Hari Anak, Reni Marlinawati Soroti Gawai dan Putus Sekolah

Jakarta – Wakil Ketua Komisi X DPR RI Reni Marlinawati mengatakan Peringatan Hari Anak Nasional Tahun 2019 ini dibarengi dengan persoalan gawai yang lekat dengan kehidupan anak-anak. Jika penggunaan gawai tidak mendapat kontrol yang ketat, maka dampak negatif gawai bakal mengancam masa depan anak-anak Indonesia.

Menurut Reni, harus ada upaya sistemik untuk meminimalisir efek negatif gawai bagi anak serta menurunkan angka anak putus sekolah. “Ada dampak negatif yang ditimbulkan dari keberadaan gawai. Mulai akan menjadikan anak asosial, kurang bergerak hingga menimbulkan efek negatif bagi kesehatan anak,” kata Reni lewat rilisnya, Rabu (24/7/2019).

Politikus PPP itu menegaskan tidak sedikit anak-anak melakukan aksi kekerasan karena terinspirasi dari konten yang tersedia di gawai baik melalui game maupun video. Ia juga mencatat konten porno juga memungkinkan muncul dari gawai yang dipakai oleh anak-anak. Bahkan ujarnya, gawai juga akan mengurangi daya hafal anak-anak. “Dalam jangka waktu pendek, bisa saja tidak akan dirasakan dampak negatifnya, tetapi dalam jangka waktu menengah dan panjang, gawai bakal merusak lahir dan batin bagi anak-anak,” tegas Reni.

Karena itu, Reni mengingatkan harus ada upaya sistemik agar tumbuh kembang anak tidak terganggu dampak negatif gawai bagi anak-anak. Menurutnya, hal tersebut membutuhkan kerja sama semua pihak agar anak-anak terhindari dari dampak negatif gawai. “Langkah sistemik ini membutuhkan peran banyak pihak mulai dari orang tua, sekolah hingga lingkungan tempat tinggal,” ujar Reni.

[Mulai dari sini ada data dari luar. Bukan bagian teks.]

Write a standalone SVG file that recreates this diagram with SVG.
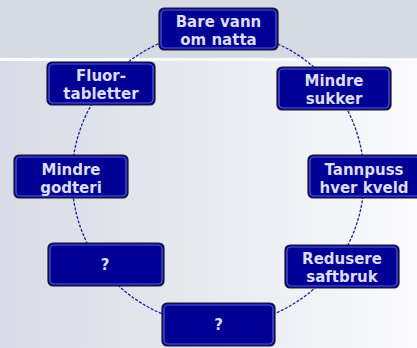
<svg xmlns="http://www.w3.org/2000/svg" width="417" height="348" viewBox="0 0 417 348">
<defs>
<linearGradient id="bg" x1="0" y1="0" x2="1" y2="0">
<stop offset="0" stop-color="#d8dbe5"/>
<stop offset="0.5" stop-color="#e8eaf0"/>
<stop offset="1" stop-color="#fbfbfd"/>
</linearGradient>
<style>
.box{fill:#000094;stroke:#1a1a2a;stroke-width:1.2}
.hl{fill:none;stroke:#5a5ad0;stroke-width:1.2}
.t{font-family:"DejaVu Sans",Verdana,sans-serif;font-weight:bold;font-size:15px;fill:#dcdcf2;text-anchor:middle}
.ring{fill:none;stroke:#1f1fa0;stroke-width:1.3;stroke-dasharray:3 1.5}
</style>
</defs>
<rect x="0" y="0" width="417" height="348" fill="url(#bg)"/>
<rect x="0" y="0" width="417" height="59" fill="#d6dae3"/>
<rect x="0" y="58" width="417" height="3" fill="#ffffff" opacity="0.9"/>
<g id="connectors">
<ellipse class="ring" cx="218" cy="178" rx="146" ry="147"/>
</g>
<g id="n1"><rect class="box" x="159" y="8" width="119" height="42" rx="5"/><rect class="hl" x="161" y="10" width="115" height="38" rx="4"/><text class="t" x="218.5" y="27">Bare vann</text><text class="t" x="218.5" y="45">om natta</text></g>
<g id="n2"><rect class="box" x="277" y="67" width="114" height="43" rx="5"/><rect class="hl" x="279" y="69" width="110" height="39" rx="4"/><text class="t" x="334" y="86">Mindre</text><text class="t" x="334" y="104">sukker</text></g>
<g id="n3"><rect class="box" x="308" y="155" width="114" height="43" rx="5"/><rect class="hl" x="310" y="157" width="110" height="39" rx="4"/><text class="t" x="364" y="175">Tannpuss</text><text class="t" x="364" y="193">hver kveld</text></g>
<g id="n4"><rect class="box" x="285" y="245" width="114" height="43" rx="5"/><rect class="hl" x="287" y="247" width="110" height="39" rx="4"/><text class="t" x="342" y="264">Redusere</text><text class="t" x="342" y="282">saftbruk</text></g>
<g id="n5"><rect class="box" x="162" y="303" width="113" height="43" rx="5"/><rect class="hl" x="164" y="305" width="109" height="39" rx="4"/><text class="t" x="218.5" y="330">?</text></g>
<g id="n6"><rect class="box" x="48" y="243" width="116" height="43" rx="5"/><rect class="hl" x="50" y="245" width="112" height="39" rx="4"/><text class="t" x="105" y="270">?</text></g>
<g id="n7"><rect class="box" x="14" y="155" width="114" height="43" rx="5"/><rect class="hl" x="16" y="157" width="110" height="39" rx="4"/><text class="t" x="71" y="175">Mindre</text><text class="t" x="71" y="193">godteri</text></g>
<g id="n8"><rect class="box" x="47" y="62" width="108" height="43" rx="5"/><rect class="hl" x="49" y="64" width="104" height="39" rx="4"/><text class="t" x="101" y="81">Fluor-</text><text class="t" x="101" y="99">tabletter</text></g>
</svg>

Kendati demikian, Reni tidak menampik sisi positif gawai bagi anak. Menurutnya, tidak sedikit konten yang terdapat di gawai juga positif bagi tumbuh kembang anak seperti soal pembelajaran dan hiburan yang edukatif bagi anak. “Meski harus kita akui, ada juga sisi positif gawai. Namun, penggunaan gawai harus dikelola oleh orang tua serta konten apa saja yang layak dilihat oleh anak-anak,” imbuh Reni.

Selain itu, Reni juga menyoroti angka putus sekolah yang masih saja terjadi di Indonesia. Ia merujuk data Survei Ekonomi Nasional (Susenas) 2017 yang mengungkapkan anak putus sekolah di pedesan masih dominan sebesar 1,43 persen dibanding di perkotaan sebesar 0,92 persen.

Angka putus sekolah tersebut didominasi di sekolah tingkat menengah atas sebesar 4,74 persen SD dan sederajat sebesar 0,32 persen serta SMP sebesar 1,54 persen. “Saya kira Pemerintah Daerah harus memberi perhatian khusus atas angka putus sekolah ini dengan berkoordinasi dengan pemerintah desa di masing-masing daerahnya,” saran Reni.

Anggota DPR dari daerah pemilihan Jawa Barat itu menyebut, dari data BPS, sumbangan angka anak putus sekolah didominasi oleh Provinsi Papua sebesar 4,74 persen. Ia berharap pemerintah dapat memberi perhatian khusus untuk daerah-daerah yang banyak menyumbang putus sekolah. “Pemerintah Pusat dan Pemerintah Daerah harus memberi perhatian terhadap daerah-daerah yang paling banyak menyumbang angka putus sekolah,” pungkas Reni.